Obama’s 2008 campaign was something of an outsider campaign, waged by small, passionate, fast-moving teams. A guerrilla campaign, if you will. Cortez contends that one simply cannot execute such a campaign when one has the sway and baggage of the presidency behind them. So: staidness, seriousness, bigness. A president being presidential.
Overall: handsome but dull. It had much gravity but little verve. Maybe for the right reasons, but correctness and dullness are natural kin.
Set Design Grade: B-
The set of the Republican National Convention was the work of an old hand in the television set-design business. You have admired his work on the Colbert Report, the Daily Show, and really the sets of most daytime and evening news programs. Also the designs of the individual convention booths of said programs. Jim Fenhagen has his thumbs in many pies, and these pies are situated very close to one another. This is his first national convention.
His approach to the Romney set was that of a designer to a client: listen to the goals, accentuate the positives, mitigate the negatives. Romney, as his handlers saw it, did well in town-hall meetings, and needed the humanizing effect of ordinary trappings. Hence, the now-well-documented “living room” set of the RNC.
The centerpiece of this effort was a series of intersecting LCD displays, suspended in air, coming together at futzy angles. They were framed not in HDTV onyx but in ersatz mahogany and cherry. Frankly, it worked. Sometimes the screens operated in pieces, each displaying its own thematic fragment of a larger theme. A key moments the screens would then work together to compose a single massive image, the individuals suddenly a whole.
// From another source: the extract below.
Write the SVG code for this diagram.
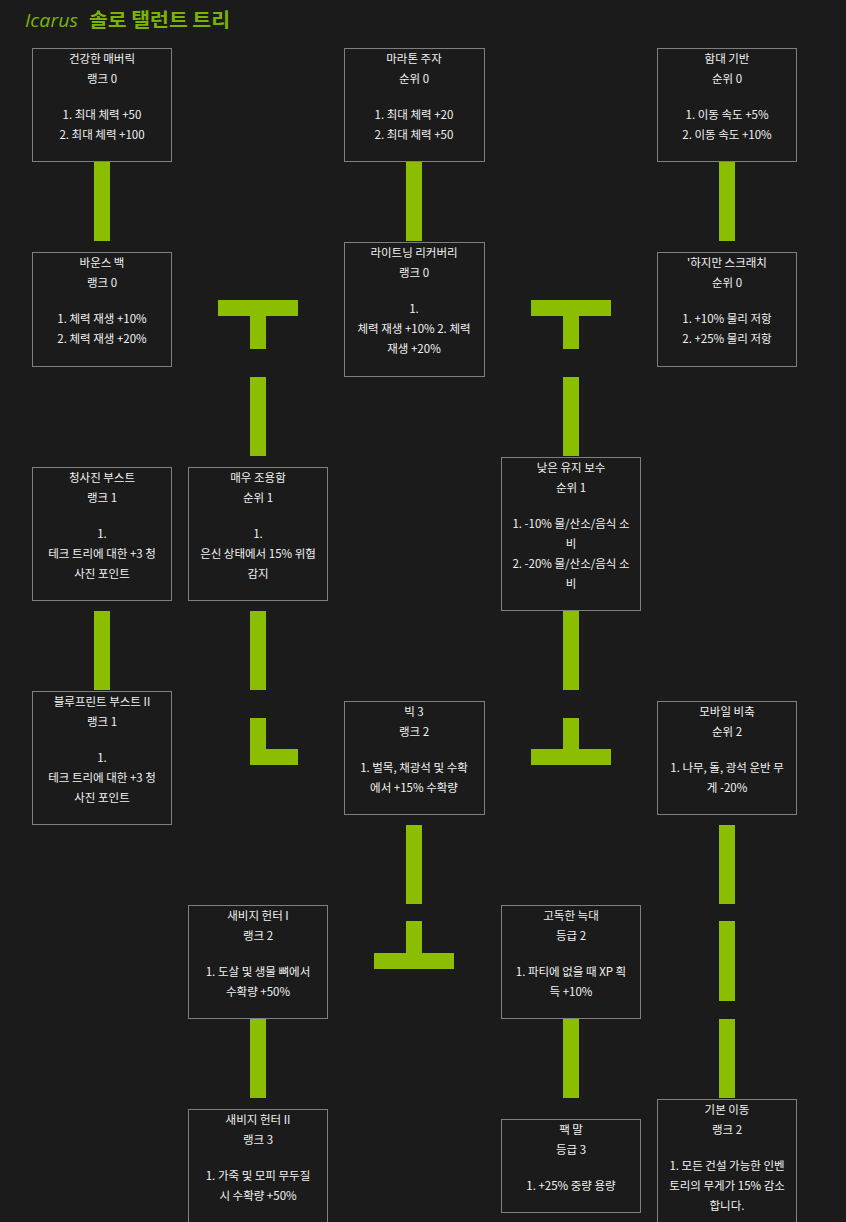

Cheesy to admit, but it was a vexingly spot-on manifestation of e pluribus unum, of that hoary old trope at this specific technological crux.
The downside of this highly motive approach is that sometimes a kind of swimmy seasickness results. Just watch the undulating grossness behind Rick Santorum.
On the other hand, watch that watery headache disappear behind Jeb Bush to be replaced by a pretty yellow legal pad. The transition happens at the word “education,” and the effect is that a heap of education just dropped onto the stage. The set, itself, becomes a speaker.
The flexibility and histrionics of this approach are startling. The set does overshadow its occupants, it’s true, but so what? It’s a wonderful set, a real bit of American ingenuity. It’s better than them who stand upon it. With impossible reluctance: “Bravo.”